「いつ適用すればいいのか」「適用することによって既存のアプリケーションが動作しなくなるかもしれない」――。Windows NT/2000などマイクロソフト製品でシステムを構築/運用する人にとって,Service Packの適用は悩みのタネだ。

 Service Packとは,マイクロソフトが無償配布する修正プログラムのこと。複数のバグが一括修正される半面,既存のアプリケーションやハードウエアで不具合が生じる危険性もあり,念入りな事前検証が必要になる。

 さらに,最近はService Pack以上に厄介な存在がある。個別のセキュリティ上の問題を解決するために随時提供される「セキュリティ・パッチ」である。適用すればセキュリティ上の問題をクリアできるが,数が多い上に,どれを適用すればいいのか判断するのは困難である。

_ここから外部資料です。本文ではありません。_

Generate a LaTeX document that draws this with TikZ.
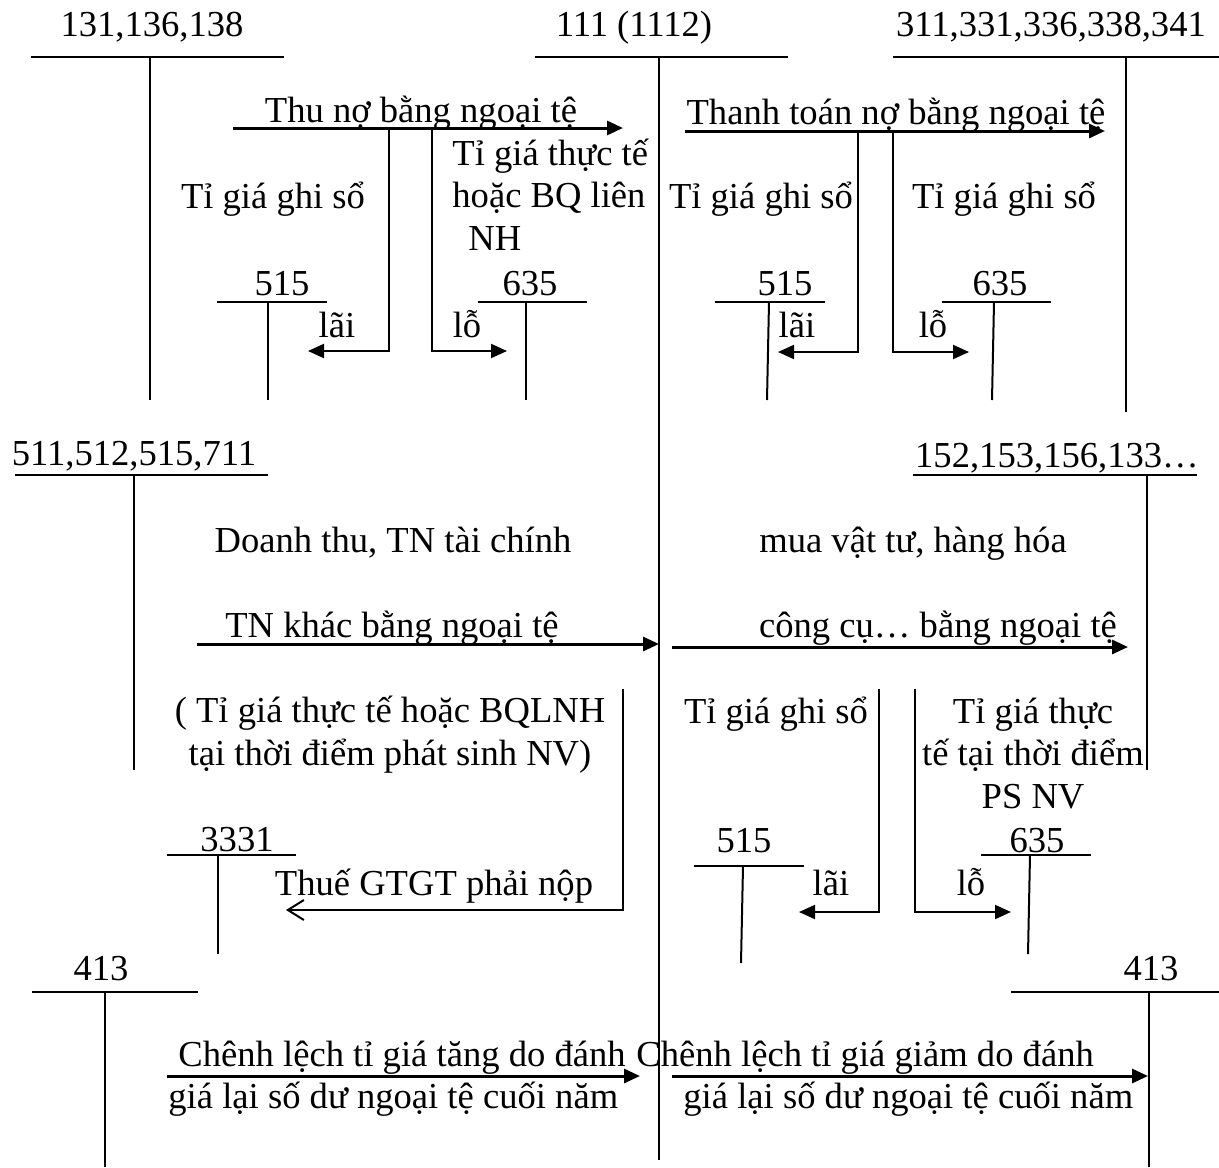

 筆者は日経Windowsプロの3月号の特集「正しいService Pack&パッチの適用法」を執筆するにあたって,適用する必要があるセキュリティ・パッチを洗い出したが,整理に苦労した。筆者だけではなく,取材したWindowsシステムのプロフェッショナルの方々も同様なことを言っていた。

MSのセキュリティ・サイトの難解さが要因の一つ

 こうした不満が起こる要因の一つとして,マイクロソフトのセキュリティ関連のサイトの分かりにくさが挙げられる。

 まず,セキュリティ・パッチの解説の敷居が高い。解説の中には,概要,対象となるユーザー,ぜい弱性の影響,対応策などがあり,すぐ理解できるものが最初に並んでいる。だが,その後に記述されている技術的な説明が急に難しくなる。システム構築/管理者向けとはいえ,これを読みこなすには深い知識が必要である。

 また,解説の中にある詳細情報を表示するリンクがパッチの解説をさらに分かりにくくしている。パッチの解説の本文中にリンクが複数あり,そこに飛んだらまたそれに似た詳細情報があり,このセキュリティ・パッチは一体何なのか,かえって混乱することも少なくない。

 マイクロソフトのサイトが役立ち,重要なことは認める。ここには,製品別にセキュリティ・パッチの一覧が掲載され,ダウンロードも容易だ。ただし,正しい利用にはコツが必要である。一見するとこのページにあるすべてのパッチを適用してなくてはいけないように思えるが,適用しなくてもよかったり,逆に適用が不可欠なのに掲載されていないなど,一部が未整備である。

MSの取り組みは評価できるが,まだ十分ではない

 例えば,記事執筆時点ではInternet Explorer 5.5 SP2には最新の累積パッチのみの適用で十分だが,過去の累積パッチも混在して登録されていた。また,あるパッチは別サイトで提供されているのに,セキュリティ・パッチ一覧のサイトに掲載されていなかったことがあった。

 今回の特集ではマイクロソフトのセキュリティ担当者に必要なものを確認してもらったが,この確認作業をすべてユーザーに求めるのは非常に酷な話だ。

 セキュリティ専用サイトの開設,Security Tool Kitの無償提供,セキュリティ・パッチを一つにまとめたSRP(Security Rollup Package)の提供など,昨今のマイクロソフトのセキュリティに対する取り組みは評価できる。だが,まだ十分とは言えない。ユーザーのために,一刻も早くより分かりやすいセキュリティ・サイトを整備していただきたい。